De una manera espontánea, casi sin pretenderlo, se encuentra Colombia con todo un programa de política internacional que necesariamente, ha de ejercer presión sobre sus dirigentes durante muchos años. Y este programa, nacido en el poderoso cerebro de su fundador y modernizado y puesto al día por uno de sus más cultos Presidentes, no puede ser otro que la doctrina Suárez. Tan claramente traza ésta a Colombia la ruta de su política internacional en lo futuro, tan acertadamente ha logrado expresar en breves palabras las orientaciones que ante ella se presentan, que no puede sino imponerse en el ánimo de sus gobernantes.

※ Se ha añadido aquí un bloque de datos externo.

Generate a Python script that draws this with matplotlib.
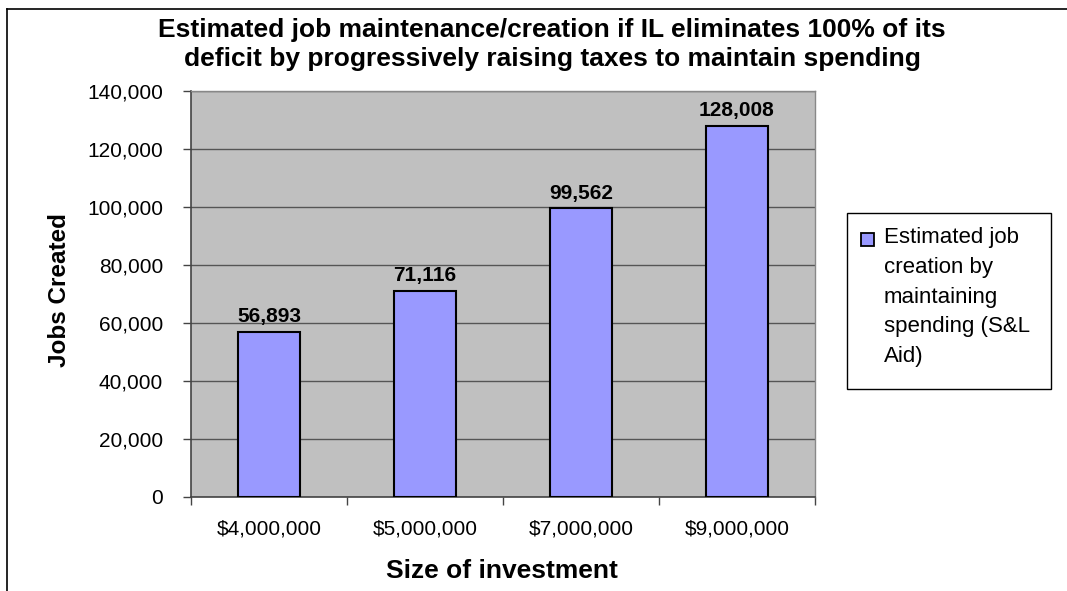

Y mientras los hombres de Ginebra ponen frente a frente sus irreconciliables egoísmos y arguyen sus sofismas en una atmósfera de mentiras convencionales, en aquella apartada meseta de los Andes, lejos de la pompa y aparato de las Conferencias, sin los vistosos uniformes de la retórica y la elocuencia de los diplomáticos, se irá desarrollando y cobrando fuerzas hasta convertirse en un hecho consumado, el germen de esa «Sociedad de naciones hermanas», de esa agrupación de Estados, radicalmente distinta de cuantas le han precedido, porque, de acuerdo con los enunciados de la doctrina Suárez, que le habrá dado vida, podrá ostentar por primera vez, de modo verídico, el lema «paz, cultura, prosperidad».